Update! The time of YOU BELONG EVERYWHERE screening has been changed
“You are a poet, invited on tour by a popular rock band. Europe!! There will be large audiences. They might be drunk. They might get loud. They might not understand English. It’s the opportunity of a lifetime…. Now what?” (From the press release for You Belong Everywhere.)
If you are Derrick C. Brown — electrifying performance poet, former 82nd Airborne Paratrooper, President of Write Bloody Publishing, and one of America’s top five poets according to National Poetry Slam founder Marc Smith — you invite your friend, documentary and commercial filmmaker Stephen Latty (Drums Inside Your Chest) to document your career-defining tour opening for Cold War Kids.
Smart choice. The result, You Belong Everywhere, is a compelling, dynamic, you’ll-laugh-and-cry, rock ‘n roll poetry concert film.
And just in time to celebrate National Poetry Month!
There will also be a Q&A with Derrick and Stephen after the Echo Park Film Center screening of You Belong Everywhere. After reading the artists’ immensely entertaining interview below, conducted by email during the hustle and bustle of the tour, you’ll want to see You Belong Everywhere and ask them more questions yourself.
Hilarity may ensue.
Ms. Go Go: Stephen, you’ve written that “It is a really interesting time for poetry. Young poets are starting to be able to make a living as poets – not as musicians, or screenwriters, or greeting card writers, or insurance salesmen, but as poets.” Derrick, do you agree and if so, why do the two of you think poetry is becoming a viable way to make a living?

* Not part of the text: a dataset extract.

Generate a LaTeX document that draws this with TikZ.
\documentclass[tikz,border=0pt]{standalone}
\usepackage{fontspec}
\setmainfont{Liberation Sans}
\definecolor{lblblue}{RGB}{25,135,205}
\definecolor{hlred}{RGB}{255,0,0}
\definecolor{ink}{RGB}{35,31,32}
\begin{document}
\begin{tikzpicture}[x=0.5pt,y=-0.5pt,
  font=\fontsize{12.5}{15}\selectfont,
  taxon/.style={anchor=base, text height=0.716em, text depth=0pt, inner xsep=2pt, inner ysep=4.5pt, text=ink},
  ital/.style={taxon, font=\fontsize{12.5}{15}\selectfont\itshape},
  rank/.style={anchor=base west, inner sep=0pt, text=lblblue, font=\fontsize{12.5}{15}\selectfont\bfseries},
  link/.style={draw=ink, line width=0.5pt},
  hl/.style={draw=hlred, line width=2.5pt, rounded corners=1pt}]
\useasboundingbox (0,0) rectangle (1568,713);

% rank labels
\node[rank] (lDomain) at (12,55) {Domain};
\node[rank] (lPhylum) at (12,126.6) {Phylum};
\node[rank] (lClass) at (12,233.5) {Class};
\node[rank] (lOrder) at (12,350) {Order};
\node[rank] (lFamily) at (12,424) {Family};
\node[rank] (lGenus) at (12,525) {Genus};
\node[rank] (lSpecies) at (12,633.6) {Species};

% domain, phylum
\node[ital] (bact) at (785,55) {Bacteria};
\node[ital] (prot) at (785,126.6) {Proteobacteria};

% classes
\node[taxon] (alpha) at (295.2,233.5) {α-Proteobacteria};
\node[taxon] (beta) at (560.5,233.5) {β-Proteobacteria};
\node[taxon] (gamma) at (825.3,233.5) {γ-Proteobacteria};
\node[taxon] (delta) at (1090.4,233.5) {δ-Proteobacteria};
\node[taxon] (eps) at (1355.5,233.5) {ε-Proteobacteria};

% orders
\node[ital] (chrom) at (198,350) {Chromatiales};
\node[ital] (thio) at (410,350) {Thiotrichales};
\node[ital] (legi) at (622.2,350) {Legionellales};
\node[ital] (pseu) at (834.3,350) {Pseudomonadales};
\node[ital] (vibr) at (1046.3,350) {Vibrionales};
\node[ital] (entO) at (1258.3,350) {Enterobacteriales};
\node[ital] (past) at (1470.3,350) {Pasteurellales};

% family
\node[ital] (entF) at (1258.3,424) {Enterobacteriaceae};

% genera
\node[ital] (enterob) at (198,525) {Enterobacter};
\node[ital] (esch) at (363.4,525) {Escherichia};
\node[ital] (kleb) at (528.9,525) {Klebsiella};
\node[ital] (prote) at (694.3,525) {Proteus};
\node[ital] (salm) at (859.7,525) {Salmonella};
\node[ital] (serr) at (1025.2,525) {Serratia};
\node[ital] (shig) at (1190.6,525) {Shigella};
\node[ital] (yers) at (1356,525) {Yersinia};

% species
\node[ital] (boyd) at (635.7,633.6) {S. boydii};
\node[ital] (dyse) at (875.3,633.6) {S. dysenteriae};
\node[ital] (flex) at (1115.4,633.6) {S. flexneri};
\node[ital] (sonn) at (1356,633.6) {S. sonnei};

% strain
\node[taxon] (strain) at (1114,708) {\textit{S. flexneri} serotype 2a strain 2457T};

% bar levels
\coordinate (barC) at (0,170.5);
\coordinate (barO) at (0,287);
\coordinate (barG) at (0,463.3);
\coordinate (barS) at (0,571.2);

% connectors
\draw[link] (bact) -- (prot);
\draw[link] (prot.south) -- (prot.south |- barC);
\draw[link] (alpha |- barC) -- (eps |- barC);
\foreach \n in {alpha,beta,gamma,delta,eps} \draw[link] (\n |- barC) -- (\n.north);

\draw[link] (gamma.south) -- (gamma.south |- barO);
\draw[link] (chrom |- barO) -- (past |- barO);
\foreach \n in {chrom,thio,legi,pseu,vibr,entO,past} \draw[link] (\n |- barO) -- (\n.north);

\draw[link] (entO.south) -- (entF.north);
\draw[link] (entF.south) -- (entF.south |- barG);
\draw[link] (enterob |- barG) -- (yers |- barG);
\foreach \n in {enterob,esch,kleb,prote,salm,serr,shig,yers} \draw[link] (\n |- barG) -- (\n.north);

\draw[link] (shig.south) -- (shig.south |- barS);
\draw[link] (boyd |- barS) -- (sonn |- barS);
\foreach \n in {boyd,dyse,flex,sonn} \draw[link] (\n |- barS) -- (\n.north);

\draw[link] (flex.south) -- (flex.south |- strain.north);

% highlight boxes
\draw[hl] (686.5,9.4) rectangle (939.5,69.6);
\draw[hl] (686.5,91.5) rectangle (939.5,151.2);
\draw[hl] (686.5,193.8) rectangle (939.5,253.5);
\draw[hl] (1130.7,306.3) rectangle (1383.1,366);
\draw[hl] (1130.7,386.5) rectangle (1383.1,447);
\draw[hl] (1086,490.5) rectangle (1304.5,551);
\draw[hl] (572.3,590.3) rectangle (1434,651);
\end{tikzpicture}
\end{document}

Stephen Latty: When I first met Derrick, he was in his early thirties working at a small production company making Sunday school videos for kids – very weird and very funny Sunday school videos. The strangeness he brought to it was fantastic…gigantic hot dog men in space talking about God and telling bible stories with dead fish.
Stuff like that. He was definitely pushing the envelope in that medium, which I didn’t even know was possible. Anyway, the job seemed pretty ideal – I think it paid okay and he was able to take off for months at a time to do poetry shows around the country. So when he quit that job, I had a feeling poetry was becoming something much more sustainable for him, otherwise I think he’d still be doing it. There’s nothing like slightly warping children’s minds. I should mention that Derrick introduced me to other poets who also make a living writing and touring as poets – Beau Sia, Mindy Nettifee, Mike McGee, Buddy Wakefield…those are just the people I know pretty well as friends. The list Derrick could give would be a lot longer. The only reason it seems to me that poetry is becoming a viable way to make a living is that I see these poets doing it. I admire them all. I believe in that fight to make a living doing what you want to do.
Derrick C. Brown: It is not as viable as advertising for cruise ships, prestidigitation or even mowing lawns. But it is more possible than ever to use the rock and roll model to hit the road, sell t-shirts off your fancy website, offer to perform weddings, work with orchestra’s etc. It all depends how disciplined and organized an artist can be.
MGG: What did you think was going to be the biggest challenge about making YBE and what actually was the biggest challenge?